Copy the entries below exactly. Images do not belong in the copy.

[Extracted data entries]
+---+

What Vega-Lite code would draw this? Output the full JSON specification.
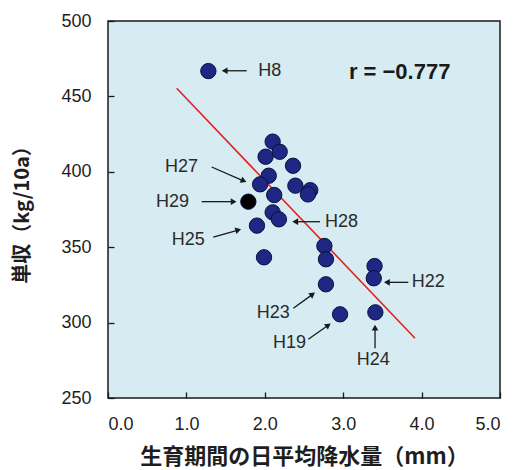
{
  "$schema": "https://vega.github.io/schema/vega-lite/v6.json",
  "autosize": {"type": "none"},
  "padding": {"left": 108, "top": 21, "right": 19, "bottom": 72},
  "width": 392,
  "height": 377,
  "background": "white",
  "config": {
    "view": {"fill": "#d6ebf2", "stroke": "#1a1a1a", "strokeWidth": 1.5},
    "axis": {
      "grid": false,
      "domain": false,
      "zindex": 1,
      "tickColor": "#1a1a1a",
      "tickSize": -6,
      "tickWidth": 1.3,
      "labelFont": "Liberation Sans",
      "labelFontSize": 18,
      "labelColor": "#1e1e1e",
      "titleFont": "Noto Sans CJK JP",
      "titleFontSize": 20,
      "titleFontWeight": "bold",
      "titleColor": "#1e1e1e"
    }
  },
  "datasets": {
    "points": [
      {"x": 1.28, "y": 466.8, "kind": "other"},
      {"x": 2.10, "y": 420.0, "kind": "other"},
      {"x": 2.19, "y": 413.3, "kind": "other"},
      {"x": 2.01, "y": 410.0, "kind": "other"},
      {"x": 2.36, "y": 404.0, "kind": "other"},
      {"x": 2.05, "y": 397.4, "kind": "other"},
      {"x": 1.94, "y": 391.7, "kind": "other"},
      {"x": 2.39, "y": 390.8, "kind": "other"},
      {"x": 2.58, "y": 387.8, "kind": "other"},
      {"x": 2.55, "y": 385.0, "kind": "other"},
      {"x": 2.12, "y": 384.6, "kind": "other"},
      {"x": 1.79, "y": 380.2, "kind": "H29"},
      {"x": 2.10, "y": 373.1, "kind": "other"},
      {"x": 2.18, "y": 368.5, "kind": "other"},
      {"x": 1.90, "y": 364.3, "kind": "other"},
      {"x": 1.99, "y": 343.3, "kind": "other"},
      {"x": 2.76, "y": 350.8, "kind": "other"},
      {"x": 2.78, "y": 342.0, "kind": "other"},
      {"x": 2.78, "y": 325.4, "kind": "other"},
      {"x": 3.40, "y": 337.5, "kind": "other"},
      {"x": 3.39, "y": 329.4, "kind": "other"},
      {"x": 2.96, "y": 305.5, "kind": "other"},
      {"x": 3.41, "y": 306.8, "kind": "other"}
    ],
    "fit": [{"x": 0.876, "y": 455.4, "x2": 3.916, "y2": 289.6}],
    "labels": [
      {"label": "H8", "x": 1.917, "y": 467.0},
      {"label": "H27", "x": 0.727, "y": 403.2},
      {"label": "H29", "x": 0.612, "y": 380.2},
      {"label": "H25", "x": 0.813, "y": 354.8},
      {"label": "H28", "x": 2.768, "y": 366.9},
      {"label": "H22", "x": 3.874, "y": 326.7},
      {"label": "H24", "x": 3.172, "y": 275.2},
      {"label": "H23", "x": 1.897, "y": 306.2},
      {"label": "H19", "x": 2.105, "y": 286.3}
    ],
    "arrows": [
      {"x": 1.769, "y": 467.0, "x2": 1.50, "y2": 467.0},
      {"x": 1.323, "y": 403.2, "x2": 1.72, "y2": 394.2},
      {"x": 1.195, "y": 380.2, "x2": 1.59, "y2": 380.2},
      {"x": 1.343, "y": 356.6, "x2": 1.65, "y2": 361.2},
      {"x": 2.704, "y": 366.9, "x2": 2.40, "y2": 366.9},
      {"x": 3.830, "y": 326.7, "x2": 3.57, "y2": 326.7},
      {"x": 3.406, "y": 283.0, "x2": 3.406, "y2": 296.0},
      {"x": 2.364, "y": 309.5, "x2": 2.60, "y2": 318.4},
      {"x": 2.555, "y": 288.9, "x2": 2.80, "y2": 297.9}
    ],
    "rtext": [{"label": "r = −0.777", "x": 3.72, "y": 466.5}]
  },
  "layer": [
    {
      "data": {"name": "fit"},
      "mark": {"type": "rule", "color": "#e3231f", "strokeWidth": 1.6},
      "encoding": {
        "x": {"field": "x", "type": "quantitative", "scale": {"domain": [0, 5], "nice": false, "zero": false},
          "axis": {"values": [0, 1, 2, 3, 4, 5], "format": ".1f", "labelPadding": 23, "title": "生育期間の日平均降水量（mm）", "titleFontSize": 22, "titlePadding": 13}},
        "y": {"field": "y", "type": "quantitative", "scale": {"domain": [250, 500], "nice": false, "zero": false},
          "axis": {"values": [250, 300, 350, 400, 450, 500], "labelPadding": 23, "title": "単収（kg/10a）", "titlePadding": 28}},
        "x2": {"field": "x2"},
        "y2": {"field": "y2"}
      }
    },
    {
      "data": {"name": "points"},
      "mark": {"type": "point", "filled": true, "opacity": 1, "size": 235, "stroke": "#0b0f3a", "strokeWidth": 1},
      "encoding": {
        "x": {"field": "x", "type": "quantitative"},
        "y": {"field": "y", "type": "quantitative"},
        "color": {"field": "kind", "type": "nominal", "scale": {"domain": ["other", "H29"], "range": ["#1e2784", "#000000"]}, "legend": null}
      }
    },
    {
      "data": {"name": "arrows"},
      "mark": {"type": "rule", "color": "#1a1a1a", "strokeWidth": 1.3},
      "encoding": {
        "x": {"field": "x", "type": "quantitative"},
        "y": {"field": "y", "type": "quantitative"},
        "x2": {"field": "x2"},
        "y2": {"field": "y2"}
      }
    },
    {
      "data": {"name": "arrows"},
      "transform": [{"calculate": "atan2((datum.x2 - datum.x) * 392 / 5, (datum.y2 - datum.y) * 377 / 250) * 180 / PI", "as": "ang"}],
      "mark": {"type": "point", "shape": "triangle", "filled": true, "opacity": 1, "size": 45, "color": "#1a1a1a"},
      "encoding": {
        "x": {"field": "x2", "type": "quantitative"},
        "y": {"field": "y2", "type": "quantitative"},
        "angle": {"field": "ang", "type": "quantitative", "scale": null}
      }
    },
    {
      "data": {"name": "labels"},
      "mark": {"type": "text", "align": "left", "baseline": "middle", "font": "Liberation Sans", "fontSize": 18, "color": "#2a2a2a"},
      "encoding": {
        "x": {"field": "x", "type": "quantitative"},
        "y": {"field": "y", "type": "quantitative"},
        "text": {"field": "label"}
      }
    },
    {
      "data": {"name": "rtext"},
      "mark": {"type": "text", "align": "center", "baseline": "middle", "font": "Liberation Sans", "fontSize": 22, "fontWeight": "bold", "color": "#1a1a1a"},
      "encoding": {
        "x": {"field": "x", "type": "quantitative"},
        "y": {"field": "y", "type": "quantitative"},
        "text": {"field": "label"}
      }
    }
  ]
}
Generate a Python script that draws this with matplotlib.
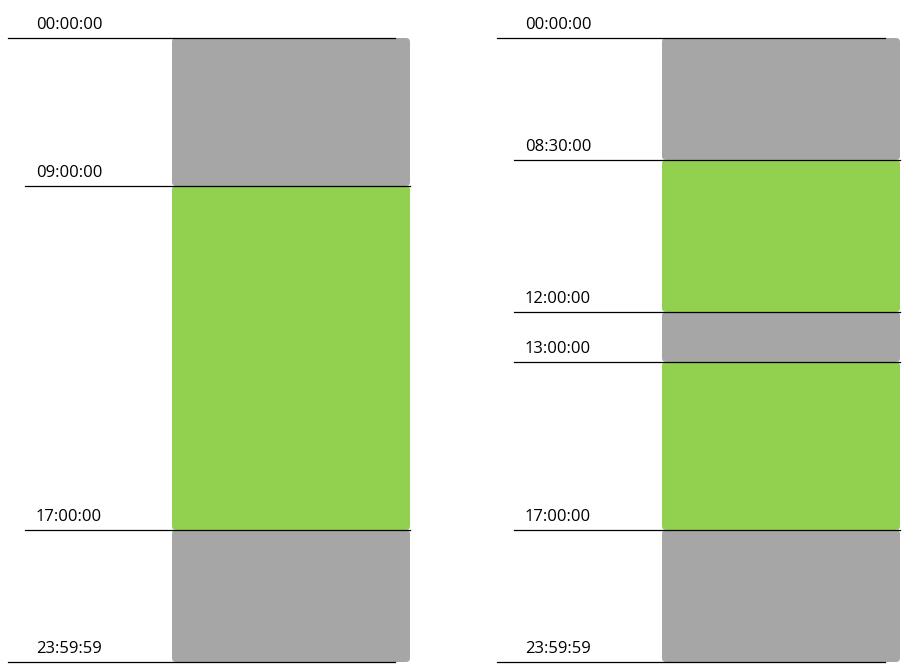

+---+

Exercise solution
What Vega-Lite code would draw this? Output the full JSON specification.
{
  "$schema": "https://vega.github.io/schema/vega-lite/v6.json",
  "autosize": {"type": "none"},
  "padding": {"left": 108, "top": 21, "right": 19, "bottom": 72},
  "width": 392,
  "height": 377,
  "background": "white",
  "config": {
    "view": {"fill": "#d6ebf2", "stroke": "#1a1a1a", "strokeWidth": 1.5},
    "axis": {
      "grid": false,
      "domain": false,
      "zindex": 1,
      "tickColor": "#1a1a1a",
      "tickSize": -6,
      "tickWidth": 1.3,
      "labelFont": "Liberation Sans",
      "labelFontSize": 18,
      "labelColor": "#1e1e1e",
      "titleFont": "Noto Sans CJK JP",
      "titleFontSize": 20,
      "titleFontWeight": "bold",
      "titleColor": "#1e1e1e"
    }
  },
  "datasets": {
    "points": [
      {"x": 1.28, "y": 466.8, "kind": "other"},
      {"x": 2.10, "y": 420.0, "kind": "other"},
      {"x": 2.19, "y": 413.3, "kind": "other"},
      {"x": 2.01, "y": 410.0, "kind": "other"},
      {"x": 2.36, "y": 404.0, "kind": "other"},
      {"x": 2.05, "y": 397.4, "kind": "other"},
      {"x": 1.94, "y": 391.7, "kind": "other"},
      {"x": 2.39, "y": 390.8, "kind": "other"},
      {"x": 2.58, "y": 387.8, "kind": "other"},
      {"x": 2.55, "y": 385.0, "kind": "other"},
      {"x": 2.12, "y": 384.6, "kind": "other"},
      {"x": 1.79, "y": 380.2, "kind": "H29"},
      {"x": 2.10, "y": 373.1, "kind": "other"},
      {"x": 2.18, "y": 368.5, "kind": "other"},
      {"x": 1.90, "y": 364.3, "kind": "other"},
      {"x": 1.99, "y": 343.3, "kind": "other"},
      {"x": 2.76, "y": 350.8, "kind": "other"},
      {"x": 2.78, "y": 342.0, "kind": "other"},
      {"x": 2.78, "y": 325.4, "kind": "other"},
      {"x": 3.40, "y": 337.5, "kind": "other"},
      {"x": 3.39, "y": 329.4, "kind": "other"},
      {"x": 2.96, "y": 305.5, "kind": "other"},
      {"x": 3.41, "y": 306.8, "kind": "other"}
    ],
    "fit": [{"x": 0.876, "y": 455.4, "x2": 3.916, "y2": 289.6}],
    "labels": [
      {"label": "H8", "x": 1.917, "y": 467.0},
      {"label": "H27", "x": 0.727, "y": 403.2},
      {"label": "H29", "x": 0.612, "y": 380.2},
      {"label": "H25", "x": 0.813, "y": 354.8},
      {"label": "H28", "x": 2.768, "y": 366.9},
      {"label": "H22", "x": 3.874, "y": 326.7},
      {"label": "H24", "x": 3.172, "y": 275.2},
      {"label": "H23", "x": 1.897, "y": 306.2},
      {"label": "H19", "x": 2.105, "y": 286.3}
    ],
    "arrows": [
      {"x": 1.769, "y": 467.0, "x2": 1.50, "y2": 467.0},
      {"x": 1.323, "y": 403.2, "x2": 1.72, "y2": 394.2},
      {"x": 1.195, "y": 380.2, "x2": 1.59, "y2": 380.2},
      {"x": 1.343, "y": 356.6, "x2": 1.65, "y2": 361.2},
      {"x": 2.704, "y": 366.9, "x2": 2.40, "y2": 366.9},
      {"x": 3.830, "y": 326.7, "x2": 3.57, "y2": 326.7},
      {"x": 3.406, "y": 283.0, "x2": 3.406, "y2": 296.0},
      {"x": 2.364, "y": 309.5, "x2": 2.60, "y2": 318.4},
      {"x": 2.555, "y": 288.9, "x2": 2.80, "y2": 297.9}
    ],
    "rtext": [{"label": "r = −0.777", "x": 3.72, "y": 466.5}]
  },
  "layer": [
    {
      "data": {"name": "fit"},
      "mark": {"type": "rule", "color": "#e3231f", "strokeWidth": 1.6},
      "encoding": {
        "x": {"field": "x", "type": "quantitative", "scale": {"domain": [0, 5], "nice": false, "zero": false},
          "axis": {"values": [0, 1, 2, 3, 4, 5], "format": ".1f", "labelPadding": 23, "title": "生育期間の日平均降水量（mm）", "titleFontSize": 22, "titlePadding": 13}},
        "y": {"field": "y", "type": "quantitative", "scale": {"domain": [250, 500], "nice": false, "zero": false},
          "axis": {"values": [250, 300, 350, 400, 450, 500], "labelPadding": 23, "title": "単収（kg/10a）", "titlePadding": 28}},
        "x2": {"field": "x2"},
        "y2": {"field": "y2"}
      }
    },
    {
      "data": {"name": "points"},
      "mark": {"type": "point", "filled": true, "opacity": 1, "size": 235, "stroke": "#0b0f3a", "strokeWidth": 1},
      "encoding": {
        "x": {"field": "x", "type": "quantitative"},
        "y": {"field": "y", "type": "quantitative"},
        "color": {"field": "kind", "type": "nominal", "scale": {"domain": ["other", "H29"], "range": ["#1e2784", "#000000"]}, "legend": null}
      }
    },
    {
      "data": {"name": "arrows"},
      "mark": {"type": "rule", "color": "#1a1a1a", "strokeWidth": 1.3},
      "encoding": {
        "x": {"field": "x", "type": "quantitative"},
        "y": {"field": "y", "type": "quantitative"},
        "x2": {"field": "x2"},
        "y2": {"field": "y2"}
      }
    },
    {
      "data": {"name": "arrows"},
      "transform": [{"calculate": "atan2((datum.x2 - datum.x) * 392 / 5, (datum.y2 - datum.y) * 377 / 250) * 180 / PI", "as": "ang"}],
      "mark": {"type": "point", "shape": "triangle", "filled": true, "opacity": 1, "size": 45, "color": "#1a1a1a"},
      "encoding": {
        "x": {"field": "x2", "type": "quantitative"},
        "y": {"field": "y2", "type": "quantitative"},
        "angle": {"field": "ang", "type": "quantitative", "scale": null}
      }
    },
    {
      "data": {"name": "labels"},
      "mark": {"type": "text", "align": "left", "baseline": "middle", "font": "Liberation Sans", "fontSize": 18, "color": "#2a2a2a"},
      "encoding": {
        "x": {"field": "x", "type": "quantitative"},
        "y": {"field": "y", "type": "quantitative"},
        "text": {"field": "label"}
      }
    },
    {
      "data": {"name": "rtext"},
      "mark": {"type": "text", "align": "center", "baseline": "middle", "font": "Liberation Sans", "fontSize": 22, "fontWeight": "bold", "color": "#1a1a1a"},
      "encoding": {
        "x": {"field": "x", "type": "quantitative"},
        "y": {"field": "y", "type": "quantitative"},
        "text": {"field": "label"}
      }
    }
  ]
}
Generate a Python script that draws this with matplotlib.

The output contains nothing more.